Jason Stanford: Scary Texas mothers
The Texas Legislature is in session, which makes some of us miss the late Molly Ivins so badly it hurts. Ivins made a career out of mocking local politicians by quoting them and putting it in the paper. She would have had a good laugh the other day at the press release that the state’s top “bidness” lobbyist put out about the biggest threat to Texas’ poor little schoolchildren: moms.
George W. Bush signed No Child Left Behind, but it was the brainchild of a Democratic lobbyist named Sandy Kress. Kress went on to become a lobbyist for the testing company Pearson that is now making $468 million for tests that are supposed to make all our kids ready for college. And this worked as well as the last two rounds of high-stakes testing, which was badly.
A rebellion ensued. Most school boards in Texas have gone on record against high-stakes testing. Rick Perry’s last education chief compared high-stakes testing to a vampire, and not the sparkly kind in the teen movies. A group of upper-middle class moms in Austin started a group that politicians started calling Moms Against Drunk Testing, and now you can’t find a politician in Austin willing to defend the State of Texas Assessments of Academic Readiness (or STAAR test) that they all voted for in 2009. Even Gov. Rick Perry, who strong-armed the legislature into mandating the new test everyone hates, recently said he’s willing to dial down the high stakes on standardized testing.
So who’s still defending this baby that’s so ugly even Perry is denying he’s the father? The last man defending this ditch is Bill Hammond, head of the Texas Association of Business. Despite an utter lack of evidence that high-stakes testing has worked, Hammond is foot-stomping mad that Texans want to undo a system that doesn’t do any good.
The problem is that Hammond can’t yell at state legislators. For one, it’s bad business practice to yell at one’s employees. So when the Moms Against Drunk Testing (really called Texans Advocating for Meaningful Student Assessment) called on the state to dump Pearson’s STAAR test for nationally recognized standardized tests such as the Iowa Test of Basic Skills and the SAT, Hammond pounced and called the moms “anti-testing.”

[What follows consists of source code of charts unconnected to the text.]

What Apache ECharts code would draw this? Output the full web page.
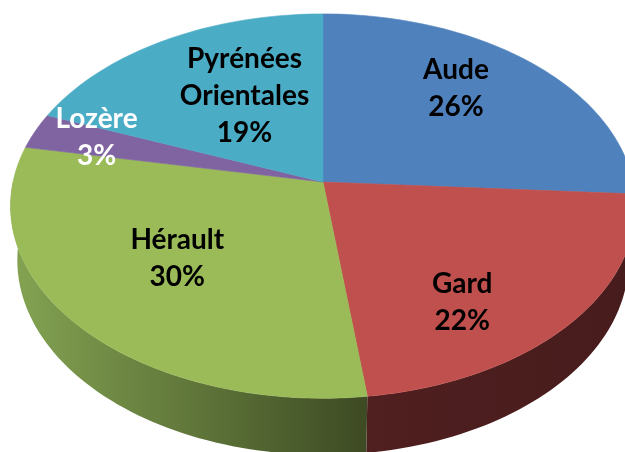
<!DOCTYPE html>
<html>
<head>
<meta charset="utf-8">
<script src="https://cdn.jsdelivr.net/npm/echarts@6/dist/echarts.min.js"></script>
<style>
  html, body { margin: 0; padding: 0; background: #ffffff; }
  #chart { width: 625px; height: 452px; }
</style>
</head>
<body>
<div id="chart"></div>
<script>
// Départements and their share of the total (%)
const categories = ['Aude', 'Gard', 'Hérault', 'Lozère', 'Pyrénées Orientales'];
const shares = [26, 22, 30, 3, 19];

// Colours of the top faces, side walls and labels
const topColors = ['#4F81BD', '#C0504D', '#9BBB59', '#8064A2', '#4BACC6'];
const sideStops = [
  ['#2F4D72', '#2F4D72'],
  ['#501F20', '#471C1C'],
  ['#84A452', '#3D4A23'],
  ['#4C3C61', '#4C3C61'],
  ['#2D6777', '#2D6777']
];
const labelColors = ['#000000', '#000000', '#000000', '#FFFFFF', '#000000'];
// Label anchor per slice: [angle shift from the mid angle (deg), fraction of the radius]
const labelSpots = [[-6, 0.70], [11.5, 0.72], [2.5, 0.59], [1.5, 0.79], [5, 0.55]];

// Tilted disc seen in perspective
const view = { cx: 323, cy: 182, R: 310, H: 70, tilt: 37.6 * Math.PI / 180, D: 1960 };

function project(thetaDeg, r, t) {
  const a = thetaDeg * Math.PI / 180;
  const u = r * Math.sin(a);
  const v = -r * Math.cos(a);
  const sa = Math.sin(view.tilt), ca = Math.cos(view.tilt);
  const yw = v * sa + t * ca;
  const z = v * ca - t * sa;
  const s = view.D / (view.D - z);
  return [view.cx + u * s, view.cy + yw * s];
}

const total = shares.reduce((a, b) => a + b, 0);
const bounds = [];
let acc = 0;
shares.forEach(v => {
  const a0 = acc / total * 360;
  acc += v;
  bounds.push([a0, acc / total * 360]);
});

function arc(a0, a1, r, t) {
  const pts = [];
  const n = Math.max(2, Math.ceil((a1 - a0) / 1.5));
  for (let k = 0; k <= n; k++) pts.push(project(a0 + (a1 - a0) * k / n, r, t));
  return pts;
}

function renderWall(params) {
  const i = params.dataIndex;
  const lo = Math.max(bounds[i][0], 90);
  const hi = Math.min(bounds[i][1], 270);
  if (lo >= hi) return { type: 'group', children: [] };
  const topArc = arc(lo, hi, view.R, 0);
  const botArc = arc(lo, hi, view.R, view.H).reverse();
  const pts = topArc.concat(botArc);
  const xs = pts.map(p => p[0]);
  const x0 = Math.min.apply(null, xs), x1 = Math.max.apply(null, xs);
  return {
    type: 'polygon',
    shape: { points: pts },
    style: {
      fill: new echarts.graphic.LinearGradient(x0, 0, x1, 0, [
        { offset: 0, color: sideStops[i][0] },
        { offset: 1, color: sideStops[i][1] }
      ], true),
      stroke: null
    }
  };
}

function renderFace(params) {
  const i = params.dataIndex;
  const [a0, a1] = bounds[i];
  const pts = [project(0, 0, 0)].concat(arc(a0, a1, view.R, 0));
  const mid = (a0 + a1) / 2 + labelSpots[i][0];
  const lp = project(mid, view.R * labelSpots[i][1], 0);
  return {
    type: 'group',
    children: [
      {
        type: 'polygon',
        shape: { points: pts },
        style: { fill: topColors[i], stroke: topColors[i], lineWidth: 0.6 }
      },
      {
        type: 'text',
        z2: 10,
        x: lp[0],
        y: lp[1],
        style: {
          text: categories[i].replace(' ', '\n') + '\n' + shares[i] + '%',
          fill: labelColors[i],
          fontFamily: 'Lato',
          fontWeight: 'bold',
          fontSize: 28,
          lineHeight: 37,
          align: 'center',
          verticalAlign: 'middle'
        }
      }
    ]
  };
}

const chart = echarts.init(document.getElementById('chart'), null, { renderer: 'canvas' });
const seriesData = shares.map((v, i) => ({ name: categories[i], value: v }));
chart.setOption({
  animation: false,
  backgroundColor: '#ffffff',
  series: [
    { type: 'custom', coordinateSystem: 'none', renderItem: renderWall, data: seriesData, z: 1, silent: true },
    { type: 'custom', coordinateSystem: 'none', renderItem: renderFace, data: seriesData, z: 2, silent: true }
  ]
});
</script>
</body>
</html>
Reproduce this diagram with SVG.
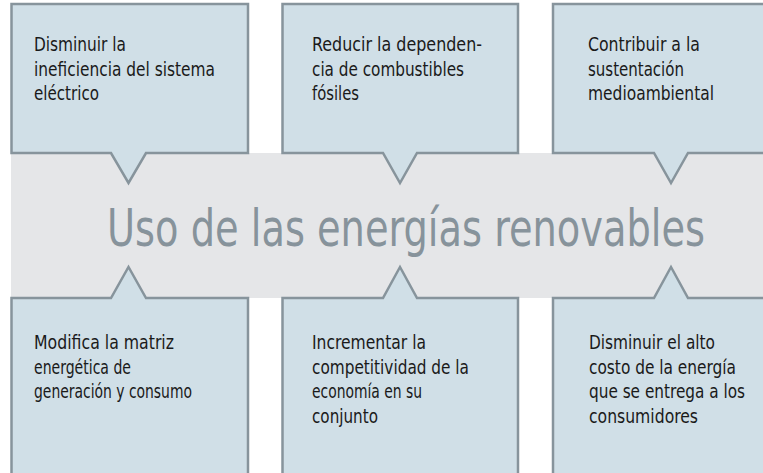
<svg xmlns="http://www.w3.org/2000/svg" width="763" height="473" viewBox="0 0 763 473">
<style>
.box{fill:#d0dfe7;stroke:#87949c;stroke-width:2.5;stroke-linejoin:miter}
.band{fill:#e5e6e8}
.t{font-family:"Liberation Sans Narrow","DejaVu Sans Condensed","Liberation Sans",sans-serif;font-stretch:condensed;font-size:20px;fill:#1a1a1a}
.title{font-family:"Liberation Sans Narrow","DejaVu Sans Condensed","Liberation Sans",sans-serif;font-stretch:condensed;font-size:52px;fill:#87939b}
</style>
<rect width="763" height="473" fill="#ffffff"/>
<g id="center">
<rect class="band" x="11" y="153" width="752" height="145"/>
<text class="title" x="107" y="246" textLength="598" lengthAdjust="spacingAndGlyphs">Uso de las energías renovables</text>
</g>
<g id="connectors"></g>
<g id="box1">
<path class="box" d="M11.5,4 H248 V153 H146 L128.5,183 L111,153 H11.5 Z"/>
<text class="t" x="34" y="51" textLength="92" lengthAdjust="spacingAndGlyphs">Disminuir la</text>
<text class="t" x="34" y="75.5" textLength="181" lengthAdjust="spacingAndGlyphs">ineficiencia del sistema</text>
<text class="t" x="34" y="100" textLength="65" lengthAdjust="spacingAndGlyphs">eléctrico</text>
</g>
<g id="box2">
<path class="box" d="M282.5,4 H518 V153 H417 L400,183 L383,153 H282.5 Z"/>
<text class="t" x="312" y="51" textLength="170" lengthAdjust="spacingAndGlyphs">Reducir la dependen-</text>
<text class="t" x="312" y="75.5" textLength="152" lengthAdjust="spacingAndGlyphs">cia de combustibles</text>
<text class="t" x="312" y="100" textLength="47" lengthAdjust="spacingAndGlyphs">fósiles</text>
</g>
<g id="box3">
<path class="box" d="M553,4 H770 V153 H688 L671,183 L654,153 H553 Z"/>
<text class="t" x="588" y="51" textLength="112" lengthAdjust="spacingAndGlyphs">Contribuir a la</text>
<text class="t" x="588" y="75.5" textLength="96" lengthAdjust="spacingAndGlyphs">sustentación</text>
<text class="t" x="588" y="100" textLength="126" lengthAdjust="spacingAndGlyphs">medioambiental</text>
</g>
<g id="box4">
<path class="box" d="M11.5,480 V298 H111 L128.5,267 L146,298 H248 V480"/>
<text class="t" x="34" y="349" textLength="140" lengthAdjust="spacingAndGlyphs">Modifica la matriz</text>
<text class="t" x="34" y="373.5" textLength="97" lengthAdjust="spacingAndGlyphs">energética de</text>
<text class="t" x="34" y="398" textLength="158" lengthAdjust="spacingAndGlyphs">generación y consumo</text>
</g>
<g id="box5">
<path class="box" d="M282.5,480 V298 H383 L400,267 L417,298 H518 V480"/>
<text class="t" x="312" y="349" textLength="114" lengthAdjust="spacingAndGlyphs">Incrementar la</text>
<text class="t" x="312" y="373.5" textLength="157" lengthAdjust="spacingAndGlyphs">competitividad de la</text>
<text class="t" x="312" y="398" textLength="110" lengthAdjust="spacingAndGlyphs">economía en su</text>
<text class="t" x="312" y="422.5" textLength="66" lengthAdjust="spacingAndGlyphs">conjunto</text>
</g>
<g id="box6">
<path class="box" d="M553,480 V298 H654 L671,267 L688,298 H770 V480"/>
<text class="t" x="589" y="349" textLength="126" lengthAdjust="spacingAndGlyphs">Disminuir el alto</text>
<text class="t" x="589" y="373.5" textLength="147" lengthAdjust="spacingAndGlyphs">costo de la energía</text>
<text class="t" x="589" y="398" textLength="156" lengthAdjust="spacingAndGlyphs">que se entrega a los</text>
<text class="t" x="589" y="422.5" textLength="109" lengthAdjust="spacingAndGlyphs">consumidores</text>
</g>
</svg>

“Business leaders across the state were stunned today to learn that now the anti-accountability advocates are urging the legislature to completely throw out the assessments that were designed for Texas schools in favor of a few tests ... that have nothing to do with Texas learning standards,” said Hammond.
Let’s be clear: When Hammond mentions local “learning standards,” he’s talking about Pearson’s STAAR test, and when he’s talking about “advocates,” he’s talking about volunteer moms. And let’s also be clear that Pearson is a member of Hammond’s group. He’s got skin in this game.
“Why is Texas spending precious classroom time and hundreds of millions of dollars on this testing system?” responded Dineen Majcher of TAMSA. “TAMSA supports nationally vetted and recognized tests that tell us how our Texas students measure against students across the country.”
As the legislature tears down the testing prison they ordered in 2009, the Perry administration has appointed a blue-ribbon committee to study the problem. The Accountability Policy Advisory Committee includes teachers, principals and superintendents, as well as “legislative representatives, business and community leaders, representatives of higher education, and parents of children attending Texas public schools.”
Two names that jump out at you on the roster are Hammond and Kress. Kress is identified as a lawyer and not as Pearson’s top lobbyist or as the architect of NCLB. Kress must be on the committee as a business leader, because both of his children attend private schools where they don’t have to take Pearson’s STAAR test. But with Hammond and Kress on the committee, how much relief can parents expect? Not on the committee is a single person identified as a public-school parent. But we wouldn’t want Hammond to freak out having to sit in a room with a scary mom, now would we?